# SHORT TASK
Starting at the first line of the entries, extract each line up to and including the one that contains "116, left: 112", but leave out the pictures.

Raw records:
— Begin —

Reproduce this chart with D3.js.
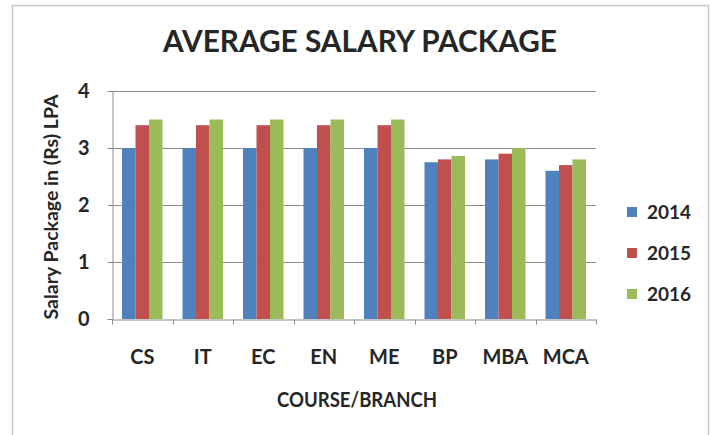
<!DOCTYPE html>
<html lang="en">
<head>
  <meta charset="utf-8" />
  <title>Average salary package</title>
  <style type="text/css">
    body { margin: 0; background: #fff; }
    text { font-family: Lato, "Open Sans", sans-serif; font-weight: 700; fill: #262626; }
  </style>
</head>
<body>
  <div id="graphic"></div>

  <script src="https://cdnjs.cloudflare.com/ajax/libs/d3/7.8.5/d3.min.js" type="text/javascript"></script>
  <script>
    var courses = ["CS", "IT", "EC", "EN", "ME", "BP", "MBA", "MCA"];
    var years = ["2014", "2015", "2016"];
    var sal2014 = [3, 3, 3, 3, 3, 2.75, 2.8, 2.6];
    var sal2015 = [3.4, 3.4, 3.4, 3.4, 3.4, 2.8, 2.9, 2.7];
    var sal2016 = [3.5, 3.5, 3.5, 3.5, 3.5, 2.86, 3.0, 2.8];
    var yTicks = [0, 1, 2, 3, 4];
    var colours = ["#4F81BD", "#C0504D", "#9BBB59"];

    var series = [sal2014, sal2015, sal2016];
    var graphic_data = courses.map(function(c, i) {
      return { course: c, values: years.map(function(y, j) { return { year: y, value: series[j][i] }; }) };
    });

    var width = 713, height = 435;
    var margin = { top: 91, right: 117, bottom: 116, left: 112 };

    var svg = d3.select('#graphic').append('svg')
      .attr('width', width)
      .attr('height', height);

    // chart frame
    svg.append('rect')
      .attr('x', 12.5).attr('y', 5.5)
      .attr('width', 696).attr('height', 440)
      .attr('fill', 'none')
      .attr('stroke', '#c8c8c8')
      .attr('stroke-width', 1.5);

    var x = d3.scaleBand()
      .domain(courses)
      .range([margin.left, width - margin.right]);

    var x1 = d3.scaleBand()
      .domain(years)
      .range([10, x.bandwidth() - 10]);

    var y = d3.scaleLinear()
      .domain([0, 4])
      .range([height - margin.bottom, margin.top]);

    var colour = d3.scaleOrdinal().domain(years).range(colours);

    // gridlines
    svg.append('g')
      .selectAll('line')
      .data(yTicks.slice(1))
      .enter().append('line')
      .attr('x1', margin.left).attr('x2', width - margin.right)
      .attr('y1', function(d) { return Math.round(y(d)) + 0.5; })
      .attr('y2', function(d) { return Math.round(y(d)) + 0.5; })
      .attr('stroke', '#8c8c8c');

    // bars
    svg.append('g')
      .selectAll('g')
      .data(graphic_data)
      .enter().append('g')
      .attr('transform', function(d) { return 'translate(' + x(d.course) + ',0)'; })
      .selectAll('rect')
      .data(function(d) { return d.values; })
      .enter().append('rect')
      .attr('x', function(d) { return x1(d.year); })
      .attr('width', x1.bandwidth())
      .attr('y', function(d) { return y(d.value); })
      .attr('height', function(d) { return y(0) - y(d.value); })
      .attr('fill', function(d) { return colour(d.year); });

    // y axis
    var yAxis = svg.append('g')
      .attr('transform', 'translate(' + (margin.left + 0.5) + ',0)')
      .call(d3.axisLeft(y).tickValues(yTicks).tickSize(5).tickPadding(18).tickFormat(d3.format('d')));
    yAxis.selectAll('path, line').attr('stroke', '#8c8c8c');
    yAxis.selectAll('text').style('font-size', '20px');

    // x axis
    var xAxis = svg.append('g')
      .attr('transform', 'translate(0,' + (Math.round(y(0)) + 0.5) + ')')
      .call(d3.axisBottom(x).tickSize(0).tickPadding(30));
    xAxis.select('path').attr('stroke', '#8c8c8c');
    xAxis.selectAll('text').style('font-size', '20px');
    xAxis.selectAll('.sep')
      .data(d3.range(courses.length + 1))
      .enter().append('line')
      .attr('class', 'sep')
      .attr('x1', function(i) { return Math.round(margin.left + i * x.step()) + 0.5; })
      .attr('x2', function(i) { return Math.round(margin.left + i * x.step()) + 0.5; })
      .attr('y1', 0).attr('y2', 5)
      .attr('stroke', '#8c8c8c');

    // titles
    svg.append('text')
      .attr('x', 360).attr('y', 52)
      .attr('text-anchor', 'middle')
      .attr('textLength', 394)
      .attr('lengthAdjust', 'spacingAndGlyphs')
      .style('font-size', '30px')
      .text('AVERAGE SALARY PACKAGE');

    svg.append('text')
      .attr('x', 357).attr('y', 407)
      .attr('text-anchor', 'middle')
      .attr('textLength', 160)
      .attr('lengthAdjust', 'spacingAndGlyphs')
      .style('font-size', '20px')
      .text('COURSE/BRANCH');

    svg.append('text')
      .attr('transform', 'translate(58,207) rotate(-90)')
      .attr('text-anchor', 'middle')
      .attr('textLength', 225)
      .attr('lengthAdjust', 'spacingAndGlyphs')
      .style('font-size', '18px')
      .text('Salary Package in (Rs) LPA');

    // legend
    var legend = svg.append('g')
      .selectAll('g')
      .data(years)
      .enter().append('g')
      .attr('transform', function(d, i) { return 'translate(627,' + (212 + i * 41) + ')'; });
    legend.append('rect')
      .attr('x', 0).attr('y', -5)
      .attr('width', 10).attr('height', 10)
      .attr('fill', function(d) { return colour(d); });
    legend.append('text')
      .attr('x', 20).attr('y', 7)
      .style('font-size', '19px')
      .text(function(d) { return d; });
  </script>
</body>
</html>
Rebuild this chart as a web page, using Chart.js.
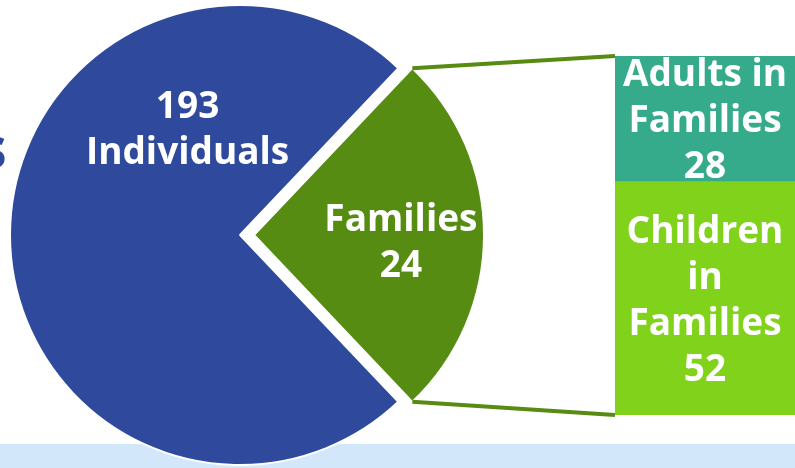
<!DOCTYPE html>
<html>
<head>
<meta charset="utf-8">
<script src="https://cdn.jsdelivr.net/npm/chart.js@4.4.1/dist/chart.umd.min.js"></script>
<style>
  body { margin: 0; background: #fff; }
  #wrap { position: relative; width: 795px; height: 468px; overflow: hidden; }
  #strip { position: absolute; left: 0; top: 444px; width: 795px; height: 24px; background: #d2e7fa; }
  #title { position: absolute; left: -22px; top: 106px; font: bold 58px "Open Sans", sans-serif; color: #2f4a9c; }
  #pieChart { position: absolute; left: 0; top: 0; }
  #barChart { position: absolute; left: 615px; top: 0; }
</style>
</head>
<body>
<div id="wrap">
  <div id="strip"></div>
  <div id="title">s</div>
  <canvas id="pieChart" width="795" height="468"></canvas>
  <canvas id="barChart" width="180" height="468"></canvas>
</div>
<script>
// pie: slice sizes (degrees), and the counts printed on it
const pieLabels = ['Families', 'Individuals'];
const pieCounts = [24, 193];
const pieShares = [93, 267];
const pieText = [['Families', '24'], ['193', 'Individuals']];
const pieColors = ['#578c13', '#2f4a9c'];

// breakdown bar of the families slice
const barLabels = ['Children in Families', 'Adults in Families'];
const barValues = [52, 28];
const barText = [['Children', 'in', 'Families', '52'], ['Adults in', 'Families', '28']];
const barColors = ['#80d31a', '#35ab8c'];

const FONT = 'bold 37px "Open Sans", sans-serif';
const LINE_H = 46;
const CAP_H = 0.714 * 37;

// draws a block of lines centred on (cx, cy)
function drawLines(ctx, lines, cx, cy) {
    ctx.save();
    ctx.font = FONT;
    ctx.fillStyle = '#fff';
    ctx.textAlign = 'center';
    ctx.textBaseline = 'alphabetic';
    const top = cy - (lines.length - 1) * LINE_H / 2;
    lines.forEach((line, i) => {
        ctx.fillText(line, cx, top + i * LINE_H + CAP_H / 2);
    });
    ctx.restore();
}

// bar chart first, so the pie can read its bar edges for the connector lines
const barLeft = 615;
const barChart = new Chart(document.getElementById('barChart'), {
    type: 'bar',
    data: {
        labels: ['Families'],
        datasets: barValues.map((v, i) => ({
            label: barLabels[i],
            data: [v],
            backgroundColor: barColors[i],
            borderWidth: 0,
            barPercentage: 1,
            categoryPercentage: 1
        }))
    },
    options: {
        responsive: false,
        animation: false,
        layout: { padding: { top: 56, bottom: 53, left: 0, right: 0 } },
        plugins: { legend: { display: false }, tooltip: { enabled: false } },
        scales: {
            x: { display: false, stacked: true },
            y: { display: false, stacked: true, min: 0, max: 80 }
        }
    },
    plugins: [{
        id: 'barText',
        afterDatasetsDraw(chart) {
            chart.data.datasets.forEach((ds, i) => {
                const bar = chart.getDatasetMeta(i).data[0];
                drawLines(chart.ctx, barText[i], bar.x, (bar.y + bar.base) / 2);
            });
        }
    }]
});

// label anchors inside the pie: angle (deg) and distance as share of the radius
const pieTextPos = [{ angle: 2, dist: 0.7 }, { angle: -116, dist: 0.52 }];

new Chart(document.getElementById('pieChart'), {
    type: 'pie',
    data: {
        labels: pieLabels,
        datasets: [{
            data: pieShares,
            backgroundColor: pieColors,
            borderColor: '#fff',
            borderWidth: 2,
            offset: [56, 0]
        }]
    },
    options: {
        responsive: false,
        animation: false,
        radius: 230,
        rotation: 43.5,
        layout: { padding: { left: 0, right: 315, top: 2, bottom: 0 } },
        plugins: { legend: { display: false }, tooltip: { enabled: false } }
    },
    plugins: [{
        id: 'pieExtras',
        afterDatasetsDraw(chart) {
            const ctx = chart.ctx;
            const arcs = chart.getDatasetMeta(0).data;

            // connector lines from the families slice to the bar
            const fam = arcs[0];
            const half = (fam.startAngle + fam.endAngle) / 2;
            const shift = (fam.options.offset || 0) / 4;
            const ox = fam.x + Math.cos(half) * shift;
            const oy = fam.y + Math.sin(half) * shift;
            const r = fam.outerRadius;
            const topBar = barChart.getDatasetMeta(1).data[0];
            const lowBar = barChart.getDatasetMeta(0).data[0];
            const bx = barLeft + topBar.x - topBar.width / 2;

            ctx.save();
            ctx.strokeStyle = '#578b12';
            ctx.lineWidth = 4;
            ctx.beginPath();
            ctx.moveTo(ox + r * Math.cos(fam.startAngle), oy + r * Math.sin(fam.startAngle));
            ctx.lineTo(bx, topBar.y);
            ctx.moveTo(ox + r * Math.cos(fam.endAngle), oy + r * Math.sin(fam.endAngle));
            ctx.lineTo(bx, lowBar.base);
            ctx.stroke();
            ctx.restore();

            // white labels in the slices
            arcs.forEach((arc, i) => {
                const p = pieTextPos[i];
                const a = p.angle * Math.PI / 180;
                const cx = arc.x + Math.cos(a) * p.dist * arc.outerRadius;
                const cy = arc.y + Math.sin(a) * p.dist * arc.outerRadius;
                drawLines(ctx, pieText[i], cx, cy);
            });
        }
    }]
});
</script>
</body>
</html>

— End —

# SOLUTION TO THE PROBLEM
Reproduce this chart with D3.js.
<!DOCTYPE html>
<html lang="en">
<head>
  <meta charset="utf-8" />
  <title>Average salary package</title>
  <style type="text/css">
    body { margin: 0; background: #fff; }
    text { font-family: Lato, "Open Sans", sans-serif; font-weight: 700; fill: #262626; }
  </style>
</head>
<body>
  <div id="graphic"></div>

  <script src="https://cdnjs.cloudflare.com/ajax/libs/d3/7.8.5/d3.min.js" type="text/javascript"></script>
  <script>
    var courses = ["CS", "IT", "EC", "EN", "ME", "BP", "MBA", "MCA"];
    var years = ["2014", "2015", "2016"];
    var sal2014 = [3, 3, 3, 3, 3, 2.75, 2.8, 2.6];
    var sal2015 = [3.4, 3.4, 3.4, 3.4, 3.4, 2.8, 2.9, 2.7];
    var sal2016 = [3.5, 3.5, 3.5, 3.5, 3.5, 2.86, 3.0, 2.8];
    var yTicks = [0, 1, 2, 3, 4];
    var colours = ["#4F81BD", "#C0504D", "#9BBB59"];

    var series = [sal2014, sal2015, sal2016];
    var graphic_data = courses.map(function(c, i) {
      return { course: c, values: years.map(function(y, j) { return { year: y, value: series[j][i] }; }) };
    });

    var width = 713, height = 435;
    var margin = { top: 91, right: 117, bottom: 116, left: 112 };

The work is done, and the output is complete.